So for instance, if you take the Beth numbers as a sequence of infinite cardinal numbers:
$\beth_0=\aleph_0$,
$\beth_1=\mathcal{P}(\beth_0)$,
$\beth_2=\mathcal{P}(\beth_1)$,
etc., where $\beth_{\alpha+1}=2^{\beth_\alpha}$ (https://en.wikipedia.org/wiki/Beth_number). I was wondering if you can "undo" a powerset by taking the $\log_2$ of the set. Therefore, we could see that, for example, $\log_2(\beth_1)=\beth_0$, since $\beth_1=2^{\beth_0}$. (Since $\log_2x$ "undoes" $2^x$). However, if we try to apply this to $\beth_0$ (which is equal to $\aleph_0$), by taking $\log_2(\beth_0)$ we should get some cardinal number $\beta$, such that $2^\beta=\beth_0$.

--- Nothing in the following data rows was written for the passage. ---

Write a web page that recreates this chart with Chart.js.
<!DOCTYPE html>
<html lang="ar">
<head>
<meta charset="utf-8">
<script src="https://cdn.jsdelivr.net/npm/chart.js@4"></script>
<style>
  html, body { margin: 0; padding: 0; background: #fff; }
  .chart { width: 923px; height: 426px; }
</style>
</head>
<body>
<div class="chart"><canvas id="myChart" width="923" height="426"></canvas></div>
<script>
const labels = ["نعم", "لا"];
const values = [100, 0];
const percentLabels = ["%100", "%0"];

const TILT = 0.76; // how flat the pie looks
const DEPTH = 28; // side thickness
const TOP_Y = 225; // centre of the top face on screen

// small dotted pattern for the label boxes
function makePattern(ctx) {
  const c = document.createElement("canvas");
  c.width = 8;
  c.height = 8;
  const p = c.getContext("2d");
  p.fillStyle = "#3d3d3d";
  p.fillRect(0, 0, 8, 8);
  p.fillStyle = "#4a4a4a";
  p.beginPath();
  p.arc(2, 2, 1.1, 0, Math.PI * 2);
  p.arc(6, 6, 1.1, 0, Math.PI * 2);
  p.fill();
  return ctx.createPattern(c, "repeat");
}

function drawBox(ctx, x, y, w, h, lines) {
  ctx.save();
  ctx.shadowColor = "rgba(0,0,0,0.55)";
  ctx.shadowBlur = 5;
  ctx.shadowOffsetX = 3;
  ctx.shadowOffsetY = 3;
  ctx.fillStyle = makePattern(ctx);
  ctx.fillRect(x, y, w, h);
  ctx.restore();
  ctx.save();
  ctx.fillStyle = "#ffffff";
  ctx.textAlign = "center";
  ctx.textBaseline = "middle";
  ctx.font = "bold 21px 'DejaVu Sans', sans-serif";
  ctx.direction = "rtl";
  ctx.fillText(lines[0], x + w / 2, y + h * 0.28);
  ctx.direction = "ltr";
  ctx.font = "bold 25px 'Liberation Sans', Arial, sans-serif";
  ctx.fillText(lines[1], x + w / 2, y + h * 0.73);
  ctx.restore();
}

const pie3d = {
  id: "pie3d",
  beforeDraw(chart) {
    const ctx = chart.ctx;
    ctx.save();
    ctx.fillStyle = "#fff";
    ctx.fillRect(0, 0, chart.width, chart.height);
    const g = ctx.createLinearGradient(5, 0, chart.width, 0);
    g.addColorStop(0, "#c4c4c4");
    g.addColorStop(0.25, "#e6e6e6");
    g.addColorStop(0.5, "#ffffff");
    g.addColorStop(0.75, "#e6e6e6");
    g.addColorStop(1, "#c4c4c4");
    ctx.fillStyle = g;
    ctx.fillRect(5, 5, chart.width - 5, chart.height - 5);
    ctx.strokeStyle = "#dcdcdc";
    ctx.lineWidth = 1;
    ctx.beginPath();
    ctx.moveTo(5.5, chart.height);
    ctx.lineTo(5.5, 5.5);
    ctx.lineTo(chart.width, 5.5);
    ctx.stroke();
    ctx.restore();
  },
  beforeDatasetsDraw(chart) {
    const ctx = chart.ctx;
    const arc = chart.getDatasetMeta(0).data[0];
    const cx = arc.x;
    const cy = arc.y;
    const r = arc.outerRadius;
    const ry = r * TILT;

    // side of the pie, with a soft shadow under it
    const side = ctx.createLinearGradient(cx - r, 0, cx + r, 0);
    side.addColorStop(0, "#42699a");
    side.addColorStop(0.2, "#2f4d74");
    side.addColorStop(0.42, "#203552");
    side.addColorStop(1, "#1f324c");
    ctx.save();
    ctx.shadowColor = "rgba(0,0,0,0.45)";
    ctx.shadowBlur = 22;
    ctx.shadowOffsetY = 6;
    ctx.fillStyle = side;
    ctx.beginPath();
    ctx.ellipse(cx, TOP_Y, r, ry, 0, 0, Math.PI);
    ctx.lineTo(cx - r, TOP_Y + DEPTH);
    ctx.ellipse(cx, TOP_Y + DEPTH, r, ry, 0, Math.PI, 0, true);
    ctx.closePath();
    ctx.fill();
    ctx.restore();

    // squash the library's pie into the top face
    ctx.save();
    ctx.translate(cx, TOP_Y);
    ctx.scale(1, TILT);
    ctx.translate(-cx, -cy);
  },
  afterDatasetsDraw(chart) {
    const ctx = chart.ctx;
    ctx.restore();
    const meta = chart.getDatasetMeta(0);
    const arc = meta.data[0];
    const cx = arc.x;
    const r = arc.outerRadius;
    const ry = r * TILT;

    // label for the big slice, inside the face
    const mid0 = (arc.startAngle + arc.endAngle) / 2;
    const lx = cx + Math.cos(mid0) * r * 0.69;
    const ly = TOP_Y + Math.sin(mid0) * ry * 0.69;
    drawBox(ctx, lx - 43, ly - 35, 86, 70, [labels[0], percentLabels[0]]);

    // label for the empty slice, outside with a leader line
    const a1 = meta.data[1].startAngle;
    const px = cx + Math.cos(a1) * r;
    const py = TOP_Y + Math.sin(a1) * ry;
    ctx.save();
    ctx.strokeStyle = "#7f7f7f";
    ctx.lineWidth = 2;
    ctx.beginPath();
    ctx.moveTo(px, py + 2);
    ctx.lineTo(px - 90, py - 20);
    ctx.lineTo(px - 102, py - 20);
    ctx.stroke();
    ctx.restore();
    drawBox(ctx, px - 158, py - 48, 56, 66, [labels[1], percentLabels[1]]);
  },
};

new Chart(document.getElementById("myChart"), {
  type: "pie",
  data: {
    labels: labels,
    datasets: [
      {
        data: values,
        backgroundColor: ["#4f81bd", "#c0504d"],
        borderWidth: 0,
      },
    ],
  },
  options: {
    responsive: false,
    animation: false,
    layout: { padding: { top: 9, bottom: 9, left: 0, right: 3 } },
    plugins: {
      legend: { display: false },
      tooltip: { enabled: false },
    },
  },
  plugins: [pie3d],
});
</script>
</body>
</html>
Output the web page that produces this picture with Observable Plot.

However, this poses a seeming paradox: if $\beta$ is finite, then that means we can take $2$ to the power of some finite number to get an infinite number, which we know cannot be true. Therefore, $\beta$ has to be infinite–but what infinite cardinal is it? It can't be larger than $\beth_0$, so it must be $\beth_0$? But this implies that $\log_2(\beth_0)=\beth_0$, and this further implies that $2^{\beth_0}=\beth_0$. But we know that by definition, $2^{\beth_0}=\beth_1$. So, how does this work? I'm stuck and I'm sure that I'm just overlooking something simple but I can't figure out what it is.
Best Answer
The boring answer is just that it doesn't make sense to talk about the "$\log_2$" of an infinite cardinal.
One problem is the one you discovered: some cardinals, like $\aleph_0$, are not equal to $2^\kappa$ for any cardinal $\kappa$. So there's no obvious way to define the logarithm of such a cardinal. To put it another way, the exponential function $\kappa\mapsto 2^\kappa$ is not surjective on infinite cardinals.
Even worse, it's consistent with ZFC that the exponential function fails to be injective on infinite cardinals. For example, we could have $2^{\aleph_0}=2^{\aleph_1}$. What should $\log_2$ of this cardinal be?